You choose a font. Adjust the spacing. Open Canva, then close it. You ask yourself if digital-only is brave or cowardly. Whether Kindle is real enough. You take a week just picking the perfect near-black shade.
And in the background, something is already writing the book.
It doesn’t ask for your preference on serif vs. sans-serif. It doesn’t care about DPI or distribution. It just spills. When you’re walking, showering, staring blankly at your screen. Uninvited, but not unwelcome. It is the book happening without you.
The technical is not the enemy. Neither is it the source. It’s the frame around a painting that doesn’t need one. But if it helps the painting land in someone’s hands, maybe it's worth choosing thoughtfully.

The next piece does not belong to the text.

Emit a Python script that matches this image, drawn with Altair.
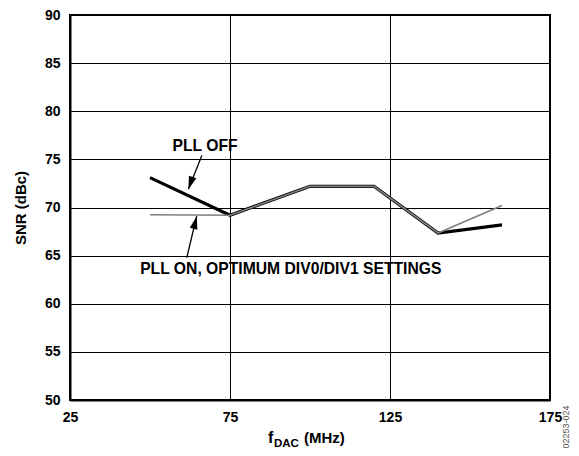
import altair as alt
import pandas as pd

# ---- data ----
freq = [50, 75, 100, 120, 140, 160]
snr_pll_off = [73.1, 69.2, 72.2, 72.2, 67.35, 68.2]
snr_pll_on = [69.25, 69.2, 72.2, 72.2, 67.35, 70.2]

x_ticks = [25, 75, 125, 175]
y_ticks = [50, 55, 60, 65, 70, 75, 80, 85, 90]

# annotations (data coordinates)
label_text = ["PLL OFF", "PLL ON, OPTIMUM DIV0/DIV1 SETTINGS"]
label_x = [67.2, 94.0]
label_y = [76.4, 63.6]
arrow_x0 = [66.2, 61.5]
arrow_y0 = [75.4, 64.8]
arrow_x1 = [62.0, 64.6]
arrow_y1 = [71.9, 69.1]
arrow_angle = [199, 14]

FONT = "Liberation Sans"

df_off = pd.DataFrame({"f": freq, "snr": snr_pll_off})
df_on = pd.DataFrame({"f": freq, "snr": snr_pll_on})
df_lab = pd.DataFrame({"x": label_x, "y": label_y, "t": label_text})
df_arr = pd.DataFrame({"x0": arrow_x0, "y0": arrow_y0, "x1": arrow_x1,
                       "y1": arrow_y1, "a": arrow_angle})

xs = alt.Scale(domain=[25, 175], nice=False)
ys = alt.Scale(domain=[50, 90], nice=False)

xaxis = alt.Axis(values=x_ticks, title=None, grid=True, gridColor="black",
                 gridWidth=1, gridOpacity=1, ticks=False, labelFontSize=14,
                 labelFontWeight="bold", labelFont=FONT, labelColor="black",
                 labelPadding=10, domainColor="black", domainWidth=2,
                 labelFlush=False)
yaxis = alt.Axis(values=y_ticks, title="SNR (dBc)", grid=True, gridColor="black",
                 gridWidth=1, gridOpacity=1, ticks=False, labelFontSize=14,
                 labelFontWeight="bold", labelFont=FONT, labelColor="black",
                 labelPadding=10, domainColor="black", domainWidth=2,
                 titleFont=FONT, titleFontSize=15, titleFontWeight="bold",
                 titleColor="black", titlePadding=16, labelFlush=False)

base_x = alt.X("f:Q", scale=xs, axis=xaxis)
base_y = alt.Y("snr:Q", scale=ys, axis=yaxis)

line_off = alt.Chart(df_off).mark_line(color="black", strokeWidth=3.2).encode(
    x=base_x, y=base_y)
line_on = alt.Chart(df_on).mark_line(color="#808080", strokeWidth=1.6).encode(
    x=alt.X("f:Q", scale=xs), y=alt.Y("snr:Q", scale=ys))

labels = alt.Chart(df_lab).mark_text(font=FONT, fontSize=15.7, fontWeight="bold",
                                     color="black").encode(
    x=alt.X("x:Q", scale=xs), y=alt.Y("y:Q", scale=ys), text="t:N")

shafts = alt.Chart(df_arr).mark_rule(color="black", strokeWidth=1.3).encode(
    x=alt.X("x0:Q", scale=xs), y=alt.Y("y0:Q", scale=ys),
    x2="x1:Q", y2="y1:Q")

heads = alt.Chart(df_arr).mark_point(
    shape="M0,0 L-0.6,2 L0.6,2 Z", filled=True, color="black", opacity=1,
    size=169, strokeWidth=0).encode(
    x=alt.X("x1:Q", scale=xs), y=alt.Y("y1:Q", scale=ys),
    angle=alt.Angle("a:Q", scale=None))

# x-axis title with subscript
t_f = alt.Chart(df_lab.head(1)).mark_text(
    text="f", font=FONT, fontSize=16, fontWeight="bold", color="black",
    align="left", baseline="alphabetic").encode(
    x=alt.value(198), y=alt.value(428))
t_dac = alt.Chart(df_lab.head(1)).mark_text(
    text="DAC", font=FONT, fontSize=11.5, fontWeight="bold", color="black",
    align="left", baseline="alphabetic").encode(
    x=alt.value(204), y=alt.value(432))
t_mhz = alt.Chart(df_lab.head(1)).mark_text(
    text="(MHz)", font=FONT, fontSize=15, fontWeight="bold", color="black",
    align="left", baseline="alphabetic").encode(
    x=alt.value(234), y=alt.value(428))
t_id = alt.Chart(df_lab.head(1)).mark_text(
    text="02253-024", font=FONT, fontSize=9, color="#555555", angle=270,
    align="center", baseline="middle").encode(
    x=alt.value(496), y=alt.value(412))

chart = alt.layer(line_off, line_on, shafts, heads, labels,
                  t_f, t_dac, t_mhz, t_id).properties(
    width=480, height=385,
    padding={"left": 62, "top": 7, "right": 21, "bottom": 48},
    autosize="none",
).configure_view(stroke="black", strokeWidth=2)

chart.save("out.html", embed_options={"renderer": "svg", "actions": False})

So how do you let both unfold simultaneously? The layout and the letting go.
First, notice when one is hijacking the other. Are you tweaking the subtitle because it needs it, or because you're afraid to write chapter three? Are you pushing “publish” too early to avoid sitting with what hasn’t yet arrived?
Second, give both their time. Set a timer to research formatting, then walk away. Let the unwriting write. Schedule your tasks if you see yourself doing that.
Finally, stop waiting for it to feel balanced. It rarely does. Sometimes you’re all marketing. Other times, you forget the book even exists while it finishes itself. You simply follow its natural rhythm, which at times starts with your own apparent initiative.
No need to force harmony. The cover will find its shape, and so will the words behind it. They already are.